Hundreds have taken to the streets of Brooklyn in protest of New York Governor Andrew Cuomo’s lockdown of a number of communities to contain the spread of coronavirus.
The nine New York City neighborhoods hit with tighter restrictions all include a sizable Orthodox Jewish population, and the crackdown comes smack-dab in the middle of the Jewish holiday of Sukkot.
Religious Discrimination or Common Sense?
Many Orthodox Jews felt singled out by the measures, which specifically restrict faith gatherings. And neighborhoods in Brooklyn and Queens with high Orthodox populations were on the receiving end of the restrictions.
The reasoning behind this decision: the areas targeted represent 7% of NYC’s population but 20% of new COVID cases.
"This is about mass gatherings. And one of the prime places of mass gatherings are houses of worship," Governor Andrew Cuomo said. "I understand it's a sensitive topic but that is the truth, period."
Governor Cuomo's press conference went as far as to show a slideshow of a number of Orthodox events, including mass gatherings at houses of worship, as proof that the drastic measures are needed.
Naturally, that didn’t go over too well.
Masks Burned as Protests Erupt
Cuomo met with Orthodox leaders in those communities in a bid to gather support and compliance, but that appears to have been all for naught. On October 6th, impromptu protests burst out in New York’s Borough Park neighborhood.
Chants of “Jewish Lives Matter” and “Donald Trump” were heard from protesters, who numbered in the hundreds. Eventually, a bonfire of masks was created in the middle of the street.
Although the protests have been mostly peaceful, one journalist was attacked and called a “moyser”, the Yiddish word for “snitch”, and had his face spit on.
The street protests, which include mask burning, chanting, and even dancing, have gone on for a number of days.
Cuomo, Protesters Play the Blame Game
Gov. Cuomo puts the blame for the lockdown squarely on the communities on the receiving end of them, saying that if they’d been following the rules to begin with, they wouldn’t be targeted for a shutdown.
“To the extent there are communities that are upset, that’s because they haven’t been following the original rules,” Cuomo said at the original press conference announcing the crackdown.
Even with the protests in full swing, some are making a concerted effort to abide by social distancing guidelines and set an example, and a number of community members handed out masks each evening.
Still, anger over the lockdown was compounded as it came in the middle of the Jewish harvest holiday of Sukkot, bringing community frustrations to a boiling point.
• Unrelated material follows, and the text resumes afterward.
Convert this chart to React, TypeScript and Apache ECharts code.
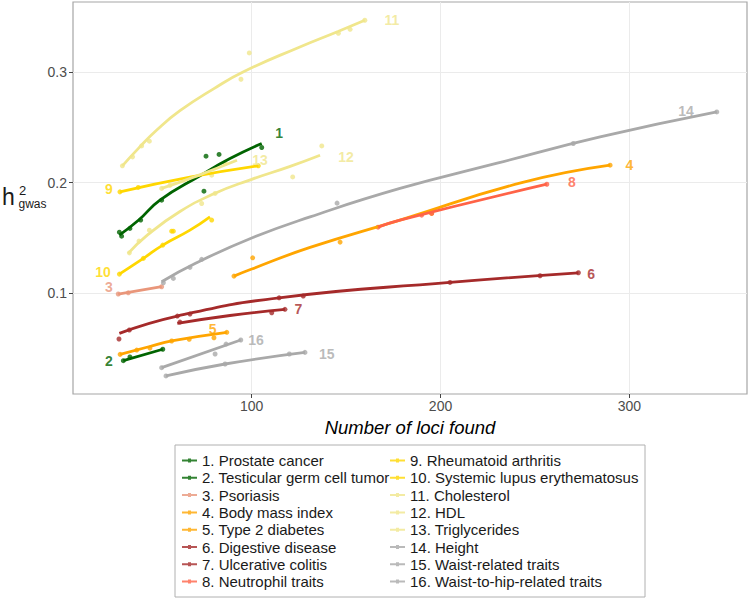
import React, { useEffect, useRef } from 'react';
import * as echarts from 'echarts';

const traitNames = [
  '1. Prostate cancer',
  '2. Testicular germ cell tumor',
  '3. Psoriasis',
  '4. Body mass index',
  '5. Type 2 diabetes',
  '6. Digestive disease',
  '7. Ulcerative colitis',
  '8. Neutrophil traits',
  '9. Rheumatoid arthritis',
  '10. Systemic lupus erythematosus',
  '11. Cholesterol',
  '12. HDL',
  '13. Triglycerides',
  '14. Height',
  '15. Waist-related traits',
  '16. Waist-to-hip-related traits',
];

const traitColors = [
  '#006400', '#006400', '#E9967A', '#FFA500', '#FFA500', '#A52A2A', '#A52A2A', '#FF6347',
  '#FFD700', '#FFD700', '#F0E68C', '#F0E68C', '#F0E68C', '#A9A9A9', '#A9A9A9', '#A9A9A9',
];

// fitted curves: [number of loci, h2gwas]
const fit1 = [[29.9, 0.1526], [40, 0.166], [51.4, 0.1842], [72.6, 0.2063], [88.5, 0.2218], [105.3, 0.2354]];
const fit2 = [[32, 0.0392], [52.9, 0.0495]];
const fit3 = [[29.3, 0.0994], [52.3, 0.106]];
const fit4 = [[90.6, 0.1156], [100, 0.122], [130.9, 0.1415], [178.5, 0.1662], [243, 0.2], [289.8, 0.2158]];
const fit5 = [[30.3, 0.0449], [46, 0.052], [57.6, 0.057], [86.8, 0.0648]];
const fit6 = [[29.9, 0.0639], [60.6, 0.0795], [114.5, 0.096], [205, 0.1099], [273, 0.1186]];
const fit7 = [[60.6, 0.0729], [88.5, 0.08], [117.6, 0.0856]];
const fit8 = [[166.9, 0.1598], [178.5, 0.1662], [256.3, 0.1986]];
const fit9 = [[30.2, 0.1917], [67.3, 0.205], [103.5, 0.2152]];
const fit10 = [[29.9, 0.1174], [42.6, 0.1316], [52.9, 0.1436], [67.3, 0.1571], [77.9, 0.1691]];
const fit11 = [[31.5, 0.2152], [40, 0.231], [50, 0.248], [62, 0.265], [80, 0.285], [95.4, 0.3], [125.5, 0.3226], [145.7, 0.3366], [159.9, 0.3467]];
const fit12 = [[34.6, 0.1361], [45, 0.153], [62, 0.174], [80, 0.19], [100, 0.203], [120, 0.2145], [136.2, 0.2248]];
const fit13 = [[52.3, 0.1948], [70, 0.2055], [92.2, 0.2203]];
const fit14 = [[52.3, 0.1105], [70, 0.127], [100, 0.15], [130.9, 0.1691], [178.5, 0.1948], [230, 0.2176], [284.5, 0.2413], [346.3, 0.2639]];
const fit15 = [[54.6, 0.0254], [85.9, 0.0362], [128.2, 0.0467]];
const fit16 = [[52.3, 0.0329], [94.2, 0.0579]];

// observed points
const pts1 = [[29.9, 0.1553], [31.1, 0.1517], [35.5, 0.1587], [41.2, 0.1662], [52.3, 0.1842], [74.7, 0.1923], [75.8, 0.2239], [82.7, 0.2255], [105.3, 0.2318]];
const pts2 = [[32, 0.0392], [35.5, 0.0425], [52.9, 0.0495]];
const pts3 = [[29.3, 0.0994], [34.6, 0.1005], [52.3, 0.106]];
const pts4 = [[90.6, 0.1156], [100.5, 0.1321], [146.8, 0.1463], [195.3, 0.1722], [289.8, 0.2158]];
const pts5 = [[30.3, 0.0449], [39.1, 0.0488], [46.1, 0.0506], [57.6, 0.057], [66.9, 0.0585], [80, 0.0599], [86.8, 0.0648]];
const pts6 = [[29.7, 0.0588], [35.2, 0.0669], [60.6, 0.0795], [67.3, 0.0813], [114.5, 0.096], [127.3, 0.0976], [205, 0.1099], [252.7, 0.1159], [273, 0.1186]];
const pts7 = [[62, 0.0741], [110.6, 0.0825], [117.6, 0.0856]];
const pts8 = [[166.9, 0.1598], [190, 0.1707], [195.3, 0.1722], [256.3, 0.1986]];
const pts9 = [[30.2, 0.1917], [39.9, 0.1957], [103.5, 0.2152]];
const pts10 = [[29.9, 0.1174], [42.6, 0.1316], [52.9, 0.1436], [57.6, 0.1562], [58.5, 0.1562], [78.8, 0.1662]];
const pts11 = [[31.5, 0.2152], [36.9, 0.2233], [41.7, 0.2332], [45.8, 0.2375], [94.3, 0.2934], [98.7, 0.3172], [145.9, 0.335], [152.1, 0.3385], [159.9, 0.3467]];
const pts12 = [[35.2, 0.1366], [40.3, 0.1472], [45.8, 0.1571], [73.5, 0.1812], [80.6, 0.1903], [121.7, 0.2052], [137.1, 0.2332]];
const pts13 = [[52.3, 0.1948], [56.7, 0.1977], [78.8, 0.2068], [85.9, 0.2173]];
const pts14 = [[53.2, 0.1096], [58.5, 0.1135], [67.3, 0.1235], [73.5, 0.1307], [145.2, 0.1815], [270.3, 0.2354], [346.3, 0.2639]];
const pts15 = [[54.6, 0.0254], [85.9, 0.0362], [119.9, 0.0452], [128.2, 0.0467]];
const pts16 = [[52.3, 0.0329], [80.6, 0.0452], [86.4, 0.0542], [94.2, 0.0579]];

// number labels placed beside the curves
const labelText = ['1', '2', '3', '4', '5', '6', '7', '8', '9', '10', '11', '12', '13', '14', '15', '16'];
const labelX = [114.5, 24.4, 24.4, 300, 79.3, 279.7, 124.7, 269.5, 24.4, 21.2, 174.3, 149.9, 104.4, 330, 139.7, 102.3];
const labelY = [0.2447, 0.0392, 0.106, 0.2158, 0.0675, 0.1174, 0.0856, 0.2007, 0.1941, 0.1192, 0.3467, 0.223, 0.2203, 0.2648, 0.0452, 0.0579];

const xTicks = [100, 200, 300];
const yTicks = [0.1, 0.2, 0.3];

const fits = [fit1, fit2, fit3, fit4, fit5, fit6, fit7, fit8, fit9, fit10, fit11, fit12, fit13, fit14, fit15, fit16];
const pts = [pts1, pts2, pts3, pts4, pts5, pts6, pts7, pts8, pts9, pts10, pts11, pts12, pts13, pts14, pts15, pts16];

export default function App() {
  const ref = useRef<HTMLDivElement>(null);
  useEffect(() => {
    if (!ref.current) return;
    const chart = echarts.init(ref.current, null, { renderer: 'svg' });
    const font = 'Liberation Sans, Arial, Helvetica, sans-serif';
    const series: any[] = [];
    traitNames.forEach((name, i) => {
      series.push({
        type: 'scatter', name, data: pts[i], symbolSize: 5, z: 2, silent: true,
        itemStyle: { color: traitColors[i] },
      });
      series.push({
        type: 'line', name, data: fits[i], smooth: 0.5, showSymbol: false, z: 3, silent: true,
        lineStyle: { width: 2.8, color: traitColors[i] }, itemStyle: { color: traitColors[i] },
      });
    });
    series.push({
      type: 'scatter', name: 'labels', symbolSize: 1, z: 5, silent: true,
      itemStyle: { color: 'transparent' },
      label: { show: true, position: 'inside', fontSize: 14, fontWeight: 'bold', fontFamily: font },
      data: labelText.map((t, i) => ({
        value: [labelX[i], labelY[i]],
        label: { formatter: t, color: traitColors[i] },
      })),
    });
    const legendIcon = 'path://M0,2 L6,2 L6,1 L9,1 L9,2 L15,2 L15,4 L9,4 L9,5 L6,5 L6,4 L0,4 Z';
    const legendCommon = {
      type: 'plain', orient: 'vertical', itemWidth: 15, itemHeight: 4, itemGap: 2.3, icon: legendIcon, selectedMode: false,
      padding: 0, height: 142,
      textStyle: { fontSize: 15, lineHeight: 15, color: '#1a1a1a', fontFamily: font },
    };
    chart.setOption({
      animation: false,
      textStyle: { fontFamily: font },
      grid: { left: 73, right: 2, top: 2, bottom: 205, show: true, borderColor: '#a6a6a6', borderWidth: 1.2, backgroundColor: '#ffffff' },
      xAxis: {
        type: 'value', min: 5.35, max: 362.3,
        name: 'Number of loci found', nameLocation: 'middle', nameGap: 14,
        nameTextStyle: { fontSize: 18.5, fontStyle: 'italic', color: '#000', fontFamily: font },
        axisLine: { show: false },
        axisTick: { show: true, length: 4, customValues: xTicks, lineStyle: { color: '#444' } },
        axisLabel: { customValues: xTicks, fontSize: 14, color: '#4d4d4d', margin: 5 },
        splitLine: { show: true, lineStyle: { color: '#ebebeb', width: 1 } },
      },
      yAxis: {
        type: 'value', min: 0.0091, max: 0.3632,
        axisLine: { show: false },
        axisTick: { show: true, length: 4, customValues: yTicks, lineStyle: { color: '#444' } },
        axisLabel: { customValues: yTicks, fontSize: 14, color: '#4d4d4d', margin: 6, formatter: (v: number) => v.toFixed(1) },
        splitLine: { show: true, lineStyle: { color: '#ebebeb', width: 1 } },
      },
      legend: [
        { ...legendCommon, left: 182, top: 453, data: traitNames.slice(0, 8) },
        { ...legendCommon, left: 390, top: 453, data: traitNames.slice(8) },
      ],
      graphic: [
        { type: 'rect', shape: { x: 175, y: 445, width: 470, height: 152 }, style: { fill: 'none', stroke: '#b0b0b0', lineWidth: 1 }, silent: true },
        { type: 'text', x: 2, y: 197, style: { text: 'h', fontSize: 23, fill: '#1a1a1a', fontFamily: font, verticalAlign: 'middle' } },
        { type: 'text', x: 19, y: 190, style: { text: '2', fontSize: 13, fill: '#1a1a1a', fontFamily: font, verticalAlign: 'middle' } },
        { type: 'text', x: 18.5, y: 204, style: { text: 'gwas', fontSize: 12, fill: '#1a1a1a', fontFamily: font, verticalAlign: 'middle' } },
      ],
      series,
    });
    return () => chart.dispose();
  }, []);
  return <div ref={ref} style={{ position: 'absolute', left: 0, top: 0, width: 749, height: 599 }} />;
}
In the midst of all this, a controversial former city council candidate named Heshy Tischler has emerged as the de facto protest leader. “I don’t understand, why only the Jews?” he said in a recent interview, pointing to Orthodox sentiment that they’re being targeted unfairly.
He’s gone so far as to suggest that the figures used by Cuomo to inform which neighborhoods to lock down were falsified, calling the tests “not real.” And he’s even expressed mask skepticism, pointing to President Trump’s numerous maskless appearances as proof that he doesn’t need one.
Where do you stand? Was the Jewish community unfairly targeted? Does religious freedom still apply during a pandemic?